◆ Task details
Skip the pictures and repeat each line of the data exactly.

+++

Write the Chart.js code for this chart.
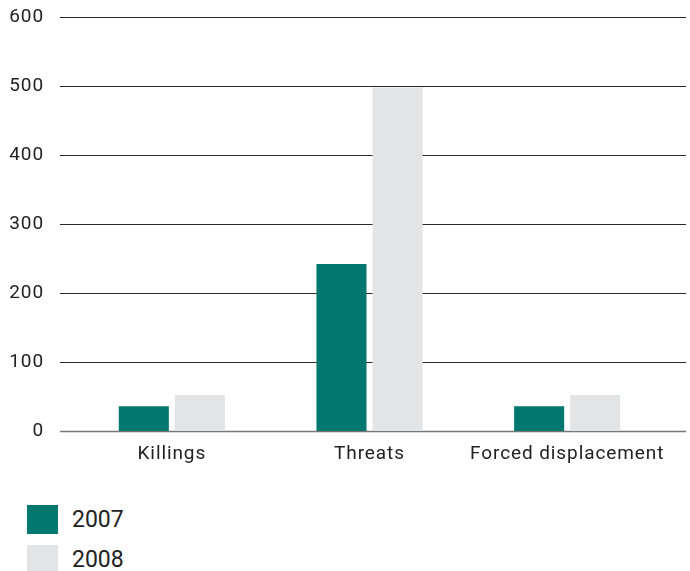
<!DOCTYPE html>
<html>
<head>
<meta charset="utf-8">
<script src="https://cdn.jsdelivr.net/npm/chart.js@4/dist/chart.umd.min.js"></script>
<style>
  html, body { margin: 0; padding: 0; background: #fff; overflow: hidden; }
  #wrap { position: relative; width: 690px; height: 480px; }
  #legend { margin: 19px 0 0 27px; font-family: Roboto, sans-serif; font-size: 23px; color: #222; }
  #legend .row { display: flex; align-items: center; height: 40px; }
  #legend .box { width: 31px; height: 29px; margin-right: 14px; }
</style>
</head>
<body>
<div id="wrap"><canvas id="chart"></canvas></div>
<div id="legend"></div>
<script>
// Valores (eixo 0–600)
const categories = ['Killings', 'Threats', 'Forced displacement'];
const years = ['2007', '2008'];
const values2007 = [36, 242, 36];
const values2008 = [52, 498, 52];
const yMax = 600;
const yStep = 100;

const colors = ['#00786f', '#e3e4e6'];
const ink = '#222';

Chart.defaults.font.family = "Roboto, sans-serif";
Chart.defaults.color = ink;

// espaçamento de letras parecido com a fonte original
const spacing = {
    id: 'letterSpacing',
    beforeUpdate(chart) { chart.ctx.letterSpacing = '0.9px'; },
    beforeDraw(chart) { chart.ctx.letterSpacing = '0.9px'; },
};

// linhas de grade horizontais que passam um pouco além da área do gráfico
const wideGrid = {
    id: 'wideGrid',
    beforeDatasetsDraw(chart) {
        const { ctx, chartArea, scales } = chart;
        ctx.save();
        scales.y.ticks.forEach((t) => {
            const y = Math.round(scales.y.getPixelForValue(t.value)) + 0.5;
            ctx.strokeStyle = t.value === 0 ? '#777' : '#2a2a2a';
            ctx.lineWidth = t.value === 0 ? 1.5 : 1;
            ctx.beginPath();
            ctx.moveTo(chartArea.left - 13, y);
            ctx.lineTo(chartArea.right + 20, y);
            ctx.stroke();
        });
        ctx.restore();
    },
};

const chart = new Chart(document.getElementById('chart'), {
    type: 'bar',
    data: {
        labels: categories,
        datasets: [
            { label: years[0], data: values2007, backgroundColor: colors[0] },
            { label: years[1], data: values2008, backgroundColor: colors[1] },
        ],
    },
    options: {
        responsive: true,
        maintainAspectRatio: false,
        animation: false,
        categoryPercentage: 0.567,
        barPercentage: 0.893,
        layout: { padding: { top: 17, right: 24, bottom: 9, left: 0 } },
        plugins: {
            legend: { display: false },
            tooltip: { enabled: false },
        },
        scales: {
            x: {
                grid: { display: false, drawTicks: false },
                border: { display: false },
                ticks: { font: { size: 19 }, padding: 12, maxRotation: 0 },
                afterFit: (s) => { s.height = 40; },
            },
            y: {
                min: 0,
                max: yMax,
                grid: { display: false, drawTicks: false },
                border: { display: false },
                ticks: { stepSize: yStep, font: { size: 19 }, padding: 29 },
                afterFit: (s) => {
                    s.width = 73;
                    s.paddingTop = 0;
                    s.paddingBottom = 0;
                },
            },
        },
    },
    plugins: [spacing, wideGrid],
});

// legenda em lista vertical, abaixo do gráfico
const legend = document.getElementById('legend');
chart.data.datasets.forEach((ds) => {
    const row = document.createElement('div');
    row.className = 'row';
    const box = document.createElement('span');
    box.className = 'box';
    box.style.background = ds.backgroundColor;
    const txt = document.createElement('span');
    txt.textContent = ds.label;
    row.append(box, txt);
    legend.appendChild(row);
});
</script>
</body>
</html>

+++

◆ Result
Write the Chart.js code for this chart.
<!DOCTYPE html>
<html>
<head>
<meta charset="utf-8">
<script src="https://cdn.jsdelivr.net/npm/chart.js@4/dist/chart.umd.min.js"></script>
<style>
  html, body { margin: 0; padding: 0; background: #fff; overflow: hidden; }
  #wrap { position: relative; width: 690px; height: 480px; }
  #legend { margin: 19px 0 0 27px; font-family: Roboto, sans-serif; font-size: 23px; color: #222; }
  #legend .row { display: flex; align-items: center; height: 40px; }
  #legend .box { width: 31px; height: 29px; margin-right: 14px; }
</style>
</head>
<body>
<div id="wrap"><canvas id="chart"></canvas></div>
<div id="legend"></div>
<script>
// Valores (eixo 0–600)
const categories = ['Killings', 'Threats', 'Forced displacement'];
const years = ['2007', '2008'];
const values2007 = [36, 242, 36];
const values2008 = [52, 498, 52];
const yMax = 600;
const yStep = 100;

const colors = ['#00786f', '#e3e4e6'];
const ink = '#222';

Chart.defaults.font.family = "Roboto, sans-serif";
Chart.defaults.color = ink;

// espaçamento de letras parecido com a fonte original
const spacing = {
    id: 'letterSpacing',
    beforeUpdate(chart) { chart.ctx.letterSpacing = '0.9px'; },
    beforeDraw(chart) { chart.ctx.letterSpacing = '0.9px'; },
};

// linhas de grade horizontais que passam um pouco além da área do gráfico
const wideGrid = {
    id: 'wideGrid',
    beforeDatasetsDraw(chart) {
        const { ctx, chartArea, scales } = chart;
        ctx.save();
        scales.y.ticks.forEach((t) => {
            const y = Math.round(scales.y.getPixelForValue(t.value)) + 0.5;
            ctx.strokeStyle = t.value === 0 ? '#777' : '#2a2a2a';
            ctx.lineWidth = t.value === 0 ? 1.5 : 1;
            ctx.beginPath();
            ctx.moveTo(chartArea.left - 13, y);
            ctx.lineTo(chartArea.right + 20, y);
            ctx.stroke();
        });
        ctx.restore();
    },
};

const chart = new Chart(document.getElementById('chart'), {
    type: 'bar',
    data: {
        labels: categories,
        datasets: [
            { label: years[0], data: values2007, backgroundColor: colors[0] },
            { label: years[1], data: values2008, backgroundColor: colors[1] },
        ],
    },
    options: {
        responsive: true,
        maintainAspectRatio: false,
        animation: false,
        categoryPercentage: 0.567,
        barPercentage: 0.893,
        layout: { padding: { top: 17, right: 24, bottom: 9, left: 0 } },
        plugins: {
            legend: { display: false },
            tooltip: { enabled: false },
        },
        scales: {
            x: {
                grid: { display: false, drawTicks: false },
                border: { display: false },
                ticks: { font: { size: 19 }, padding: 12, maxRotation: 0 },
                afterFit: (s) => { s.height = 40; },
            },
            y: {
                min: 0,
                max: yMax,
                grid: { display: false, drawTicks: false },
                border: { display: false },
                ticks: { stepSize: yStep, font: { size: 19 }, padding: 29 },
                afterFit: (s) => {
                    s.width = 73;
                    s.paddingTop = 0;
                    s.paddingBottom = 0;
                },
            },
        },
    },
    plugins: [spacing, wideGrid],
});

// legenda em lista vertical, abaixo do gráfico
const legend = document.getElementById('legend');
chart.data.datasets.forEach((ds) => {
    const row = document.createElement('div');
    row.className = 'row';
    const box = document.createElement('span');
    box.className = 'box';
    box.style.background = ds.backgroundColor;
    const txt = document.createElement('span');
    txt.textContent = ds.label;
    row.append(box, txt);
    legend.appendChild(row);
});
</script>
</body>
</html>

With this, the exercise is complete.